In school you can outshine a class for your academic prowess. But this is just an edge, and never a guarantee for landing in that precious dream job of yours. Indeed there is a sea of opportunities available for you. All you have to do is narrow down your options, and select the choice that suits you best. It is wrong to hold on to the thought that there are limited job openings. The issue is not the number, but competition. Opportunities are everywhere, only that employers have the propensity to choose the best candidate with skills and abilities suited for the position, that is why as an applicant you always have to give your best foot forward. By saying this I mean you have to be open to the possibilities of rejection. You may be invited to undergo a lot of interviews before reaching that goal to finally earn for a living. It’s going to be tough out there, and you have to prepare a lot to be your best. But worry not because soon you’ll get hired. Trust me.

However by sharing these thoughts with you, I regret that I feel I have not maximized my stay in the academe. Don’t get me wrong I can say I finished my course pretty well, did fine in my job interviews, got hired in a good company, but I just feel there are so many things I still have to learn. Now that I am working, it seems to me I have not really learned a lot of things. Mind you, once you start working especially for desk jobs, things will be a routine and everything is going to be boring. Learning slows down, and the quest for knowledge fires up. I don’t speak generally about the rest of the workforce but this is what I always feel. Maybe this is why some professionals seek to further their degrees by pursuing MAs, MBAs, or even LLBs.
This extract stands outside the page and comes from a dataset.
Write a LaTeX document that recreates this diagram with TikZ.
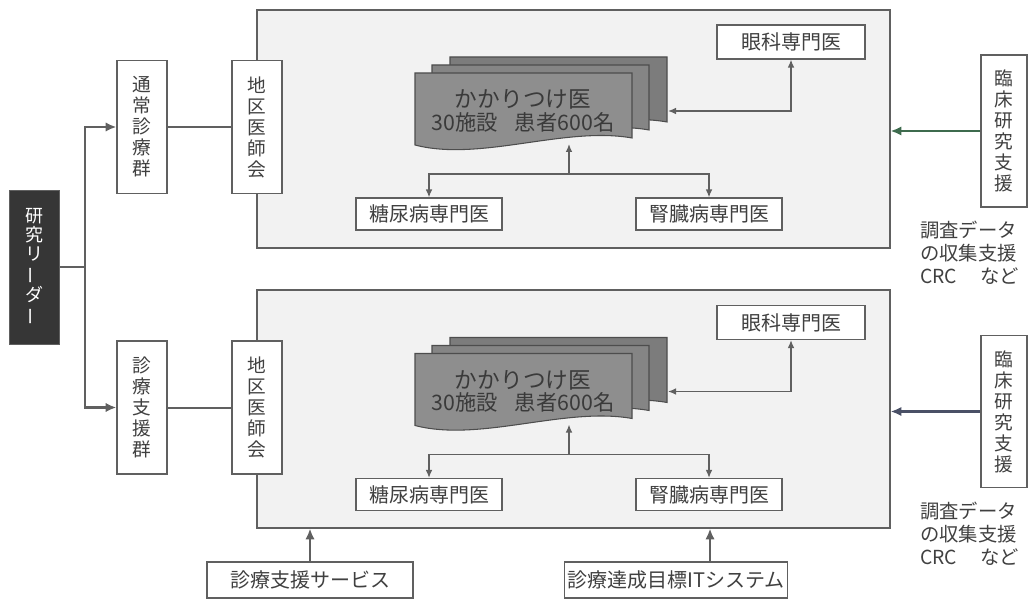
\documentclass[tikz,border=0pt]{standalone}
\usepackage{fontspec}
\setmainfont{Noto Sans CJK JP}
\usetikzlibrary{arrows.meta}
\definecolor{ink}{HTML}{404040}
\definecolor{edge}{HTML}{606060}
\definecolor{panelfill}{HTML}{F2F2F2}
\definecolor{stackA}{HTML}{7C7C7C}
\definecolor{stackB}{HTML}{858585}
\definecolor{stackC}{HTML}{8E8E8E}
\definecolor{greenarrow}{HTML}{3E6B4E}
\definecolor{bluearrow}{HTML}{4A5066}
\definecolor{leaderfill}{HTML}{363636}
\newcommand{\vbar}{\rotatebox[origin=c]{90}{ー}}
\begin{document}
\begin{tikzpicture}[x=0.75pt,y=-0.75pt,
  lbl/.style={draw=edge,line width=0.9pt,fill=white,text=ink,inner sep=0pt,
    font=\fontsize{15pt}{18pt}\selectfont},
  vlbl/.style={lbl,align=center,font=\fontsize{14pt}{15.75pt}\selectfont},
  panel/.style={draw=edge,line width=0.9pt,fill=panelfill,inner sep=0pt},
  conn/.style={draw=edge,line width=1pt,-{Latex[length=6pt,width=5pt]}},
  bconn/.style={draw=edge,line width=1pt,{Latex[length=6pt,width=5pt]}-{Latex[length=6pt,width=5pt]}},
  plain/.style={draw=edge,line width=1.5pt},
  thick arrow/.style={line width=1.8pt,-{Latex[length=8pt,width=7pt]}},
  doc/.style={draw=edge!80!black,line width=0.8pt},
  note/.style={text=ink,align=left,inner sep=0pt,font=\fontsize{14.5pt}{17.25pt}\selectfont}
]
\useasboundingbox (0,0) rectangle (1030,609);

% ---------- leader and groups ----------
\node[draw=edge,fill=leaderfill,text=white,inner sep=0pt,align=center,
  minimum width=37.5pt,minimum height=115.5pt,
  font=\fontsize{13.5pt}{14.25pt}\selectfont] (leader) at (34,267)
  {研\\究\\リ\\\vbar\\ダ\\\vbar};

\node[vlbl,minimum width=37.5pt,minimum height=99.75pt] (tsujo) at (142,127) {通\\常\\診\\療\\群};
\node[vlbl,minimum width=37.5pt,minimum height=99.75pt] (shien) at (142,407.5) {診\\療\\支\\援\\群};

\coordinate (tj) at (85,267);
\draw[draw=edge,line width=1.8pt] (leader.east) -- (tj);
\draw[draw=edge,thick arrow] (tj) |- (tsujo.west);
\draw[draw=edge,thick arrow] (tj) |- (shien.west);

% ---------- panels ----------
\node[panel,minimum width=474.75pt,minimum height=178.5pt] (panelA) at (573.5,129) {};
\node[panel,minimum width=474.75pt,minimum height=178.5pt] (panelB) at (573.5,409) {};

% ---------- one block per panel ----------
\foreach \dy/\p in {0/A,280.5/B}{
  \begin{scope}[yshift=-\dy*0.75pt]
    % document stack
    \foreach \ox/\oy/\col in {35/-16/stackA,17/-8/stackB,0/0/stackC}{
      \fill[\col] (415+\ox,73+\oy) -- (632+\ox,73+\oy) -- (632+\ox,138+\oy)
        .. controls (565+\ox,126+\oy) and (480+\ox,162+\oy) .. (415+\ox,145+\oy) -- cycle;
      \draw[doc] (415+\ox,73+\oy) -- (632+\ox,73+\oy) -- (632+\ox,138+\oy)
        .. controls (565+\ox,126+\oy) and (480+\ox,162+\oy) .. (415+\ox,145+\oy) -- cycle;
    }
    \node[text=ink!90!black,align=center,inner sep=0pt] (stack\p) at (523,111)
      {{\fontsize{17pt}{19pt}\selectfont かかりつけ医}\\[1pt]
       {\fontsize{16pt}{18pt}\selectfont 30施設\hspace{0.8em}患者600名}};
    \coordinate (stackR\p) at (668,111);
    \coordinate (stackBot\p) at (569,144);
    \coordinate (hub\p) at (569,174);

    \node[vlbl,minimum width=37.5pt,minimum height=99.75pt] (chiku\p) at (257,127) {地\\区\\医\\師\\会};
    \node[lbl,minimum width=111pt,minimum height=25.5pt] (ganka\p) at (791,42) {眼科専門医};
    \node[lbl,minimum width=109.5pt,minimum height=24pt] (tonyo\p) at (429,214) {糖尿病専門医};
    \node[lbl,minimum width=109.5pt,minimum height=24pt] (jinzo\p) at (709,214) {腎臓病専門医};
    \node[lbl,align=center,minimum width=34.5pt,minimum height=114pt,
      font=\fontsize{14pt}{15.75pt}\selectfont] (rinsho\p) at (1004,131) {臨\\床\\研\\究\\支\\援};
    \node[note,anchor=north west] (note\p) at (920,221) {調査データ\\の収集支援\\CRC\hspace{1.2em}など};
  \end{scope}
}

\foreach \p in {A,B}{
  \draw[bconn] (stackR\p) -| (ganka\p.south);
  \draw[conn] (hub\p) -- (stackBot\p);
  \draw[conn] (hub\p) -| (tonyo\p.north);
  \draw[conn] (hub\p) -| (jinzo\p.north);
}
\draw[plain] (tsujo.east) -- (chikuA.west);
\draw[plain] (shien.east) -- (chikuB.west);
\draw[draw=greenarrow,thick arrow] (rinshoA.west) -- (rinshoA.west -| panelA.east);
\draw[draw=bluearrow,thick arrow] (rinshoB.west) -- (rinshoB.west -| panelB.east);

% ---------- bottom services ----------
\node[lbl,minimum width=154.5pt,minimum height=27pt] (svc) at (310,580) {診療支援サービス};
\node[lbl,minimum width=167pt,minimum height=27pt] (itsys) at (676,580) {診療達成目標ITシステム};
\draw[draw=edge,thick arrow] (svc.north) -- (svc.north |- panelB.south);
\coordinate (itTop) at (710,562);
\draw[draw=edge,thick arrow] (itTop) -- (itTop |- panelB.south);
\end{tikzpicture}
\end{document}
But for some, especially those who can’t have the chance because of conflicts in schedule and financial constraints, sadly somehow it is the end of the line. For some adults it is difficult to juggle between work-life balance, what more if you factor in education and family to the equation? What I am trying to say is that soon you’ll miss school and at some point of your professional life you’ll forget about so many things the academe has taught you. Someday while casually daydreaming in the office, you’ll remember fancy terms such as cognitive dissonance, or theory of mind, or maybe meconium then you’ll realize you have forgotten all these things and this might even make you wonder about how much you really have acquired. We know the limitation of the human mind, sure–THAT PEOPLE FORGET THINGS, but have we really learned enough to forget these pieces of information? Certainly, there is no learning in forgetting, and this is what I miss about being a student–the idea that everyday when you attend a class, when you read a book, or when you ask questions and get the best answer, you are guaranteed that by the end of the day you learn something new.

So to those who are graduating this year, MAKE THE MOST OF YOUR REMAINING MONTHS NO MATTER HOW DRAGGING THESE DAYS ARE. DO YOUR BEST IN EVERY SUBJECT EVEN IF YOU HAVE TONS OF PAPER WORKS PENDING. READ YOUR LESSONS, ASK A LOT OF QUESTIONS, AND LEARN, LEARN, LEARN, LEARN. Ask yourself how much have you acquired. Are all these enough to prepare you for something grand? Soon you’ll be immersed in a different setting where you’ll learn things not by theory but by practice. In the corporate setting there will be no lab instructors, no professors, no “smartest kid in class” who will teach you things you have to know about. Everything will be different, and all you have is you. For now, help yourself grow by learning from school. Otherwise at some point of your professional life, you’ll regret not knowing the things you should have known.